Now if we think of these not as a new ER4 but just as an IEM then they are the ultimate reference grade analytical tool.  Their incredible isolation takes the outside world and removes it from your perceptions.  Not only do they give such clarity and pinpoint precision but they take away any distractions.  There is just you and the music.  If you have never used an Ety before then this complete severing you from external sounds is extremely odd.  It’s like taking the outside world, the background and siting you down on a completely blank canvas.  If they then produce a single tiny note then all you experience is that single tiny note.  Your brain isn’t having to filter out all the other extraneous crap.  It can be a strange and revealing experience.
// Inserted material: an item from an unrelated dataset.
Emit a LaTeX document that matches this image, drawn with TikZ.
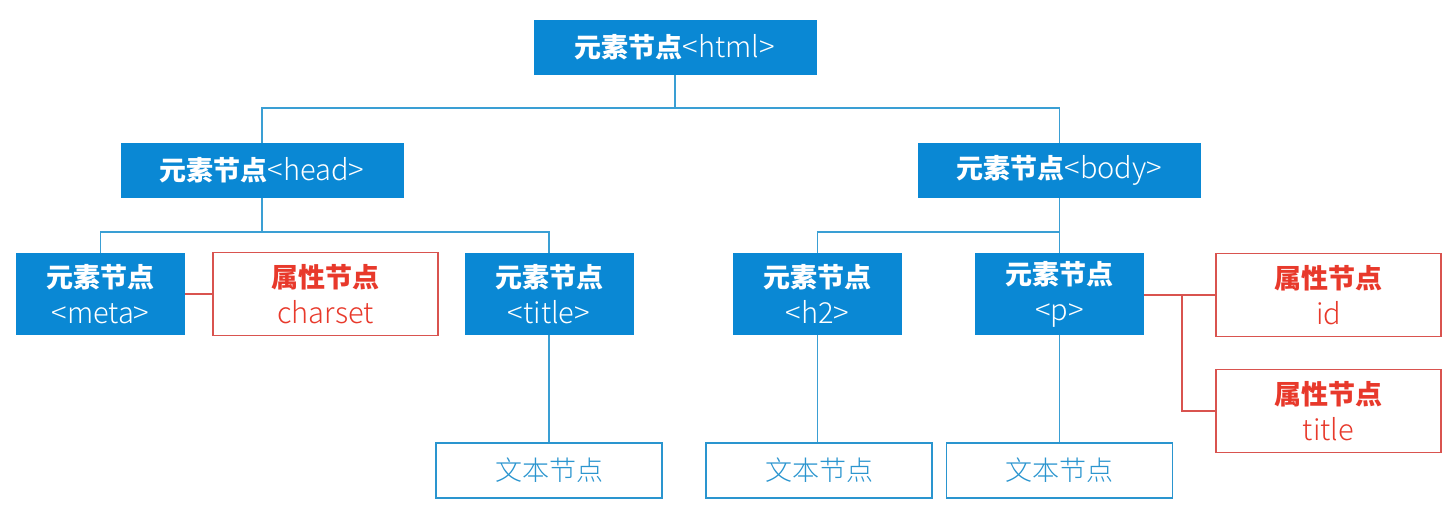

So would I / should you buy one?  Since I have an ER4, well no I couldn’t justify them and if you have an ER4, er even HF5 I’d say they just aren’t a cost effective upgrade.  They are just so marginally improved it’s not worth it.  Now if you don’t have the old ones, then I’d still say these are expensive compared to gains you get over the HF5 but if you want reference grade perfection these are it.  Not to mention their insane isolation.  That is another reason to be though, if you for isolation reasons, such as if you have a daily Tube commute I would want Ety’s no question of that.  Now personally I’d more likely grab the XR but the SR are undeniably a masterpiece.  These are as good and high end reference grade stuff as they were when the ER4 launched, as they are today and I have no doubts will be in 30 years.  With their build quality it’s entirely possible if you buy a pair today they will still be working in 30 year’s time too.  This new ER4 that the ER-4SR is, is a master of acoustic perfection.  Welcome to Head-Fi and sorry for your wallet.